• **Exercise prompt**
List each line in which the string "seaborn" appears.

_ _ _

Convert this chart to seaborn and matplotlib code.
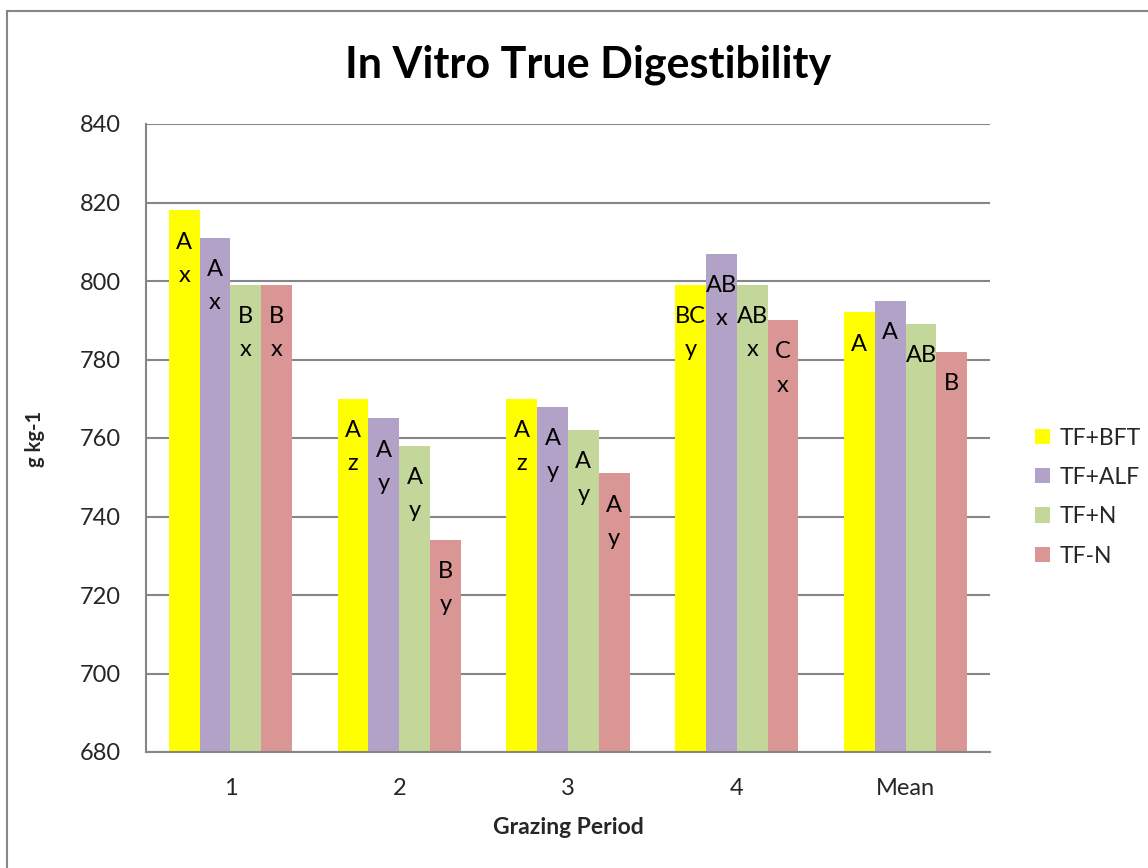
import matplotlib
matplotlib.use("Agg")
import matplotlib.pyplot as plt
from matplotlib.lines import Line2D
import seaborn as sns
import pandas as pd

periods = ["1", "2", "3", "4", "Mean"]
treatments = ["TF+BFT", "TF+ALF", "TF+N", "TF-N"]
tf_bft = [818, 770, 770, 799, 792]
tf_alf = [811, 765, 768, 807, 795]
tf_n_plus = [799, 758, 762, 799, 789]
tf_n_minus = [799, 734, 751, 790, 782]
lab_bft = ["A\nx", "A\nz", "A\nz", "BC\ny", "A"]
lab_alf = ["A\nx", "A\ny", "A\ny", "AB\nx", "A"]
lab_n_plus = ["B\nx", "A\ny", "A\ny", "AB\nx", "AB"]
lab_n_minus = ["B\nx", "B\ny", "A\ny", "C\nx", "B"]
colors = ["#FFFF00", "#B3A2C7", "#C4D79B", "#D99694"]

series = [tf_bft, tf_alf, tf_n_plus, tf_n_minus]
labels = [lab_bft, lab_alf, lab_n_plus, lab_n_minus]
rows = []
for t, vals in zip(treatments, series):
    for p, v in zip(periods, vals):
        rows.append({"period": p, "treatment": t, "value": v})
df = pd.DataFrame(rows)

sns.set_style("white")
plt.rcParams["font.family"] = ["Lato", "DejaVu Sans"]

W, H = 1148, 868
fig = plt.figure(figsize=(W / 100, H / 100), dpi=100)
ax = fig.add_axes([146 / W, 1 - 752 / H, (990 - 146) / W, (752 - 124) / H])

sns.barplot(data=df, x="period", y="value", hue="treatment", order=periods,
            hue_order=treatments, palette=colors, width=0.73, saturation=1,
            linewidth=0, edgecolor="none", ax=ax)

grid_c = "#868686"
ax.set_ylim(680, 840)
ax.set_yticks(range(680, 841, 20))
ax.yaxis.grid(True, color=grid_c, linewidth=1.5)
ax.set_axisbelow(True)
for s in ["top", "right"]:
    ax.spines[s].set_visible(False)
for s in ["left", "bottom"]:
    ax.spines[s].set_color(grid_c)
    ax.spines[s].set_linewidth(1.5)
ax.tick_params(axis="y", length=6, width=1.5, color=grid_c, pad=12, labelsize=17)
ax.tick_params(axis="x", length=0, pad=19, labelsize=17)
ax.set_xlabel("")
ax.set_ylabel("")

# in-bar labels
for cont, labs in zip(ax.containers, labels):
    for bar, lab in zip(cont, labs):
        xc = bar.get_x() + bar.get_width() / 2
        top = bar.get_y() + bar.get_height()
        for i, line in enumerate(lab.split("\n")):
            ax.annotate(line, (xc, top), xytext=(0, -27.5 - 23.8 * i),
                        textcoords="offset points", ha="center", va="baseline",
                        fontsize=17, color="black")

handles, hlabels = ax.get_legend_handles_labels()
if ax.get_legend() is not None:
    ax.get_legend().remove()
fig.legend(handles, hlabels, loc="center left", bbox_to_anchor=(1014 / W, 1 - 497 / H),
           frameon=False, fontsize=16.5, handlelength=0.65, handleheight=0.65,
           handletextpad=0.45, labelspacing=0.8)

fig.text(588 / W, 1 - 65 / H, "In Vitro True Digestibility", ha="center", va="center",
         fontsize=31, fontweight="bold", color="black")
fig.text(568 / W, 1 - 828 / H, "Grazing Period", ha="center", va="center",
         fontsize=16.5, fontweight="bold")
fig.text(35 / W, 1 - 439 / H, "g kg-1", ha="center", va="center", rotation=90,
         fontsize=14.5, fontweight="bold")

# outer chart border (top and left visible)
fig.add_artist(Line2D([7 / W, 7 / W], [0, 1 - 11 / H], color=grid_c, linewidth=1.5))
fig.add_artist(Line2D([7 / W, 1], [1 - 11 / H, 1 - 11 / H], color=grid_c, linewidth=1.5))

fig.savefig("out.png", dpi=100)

_ _ _

• **Solved exercise**
Convert this chart to seaborn and matplotlib code.
import seaborn as sns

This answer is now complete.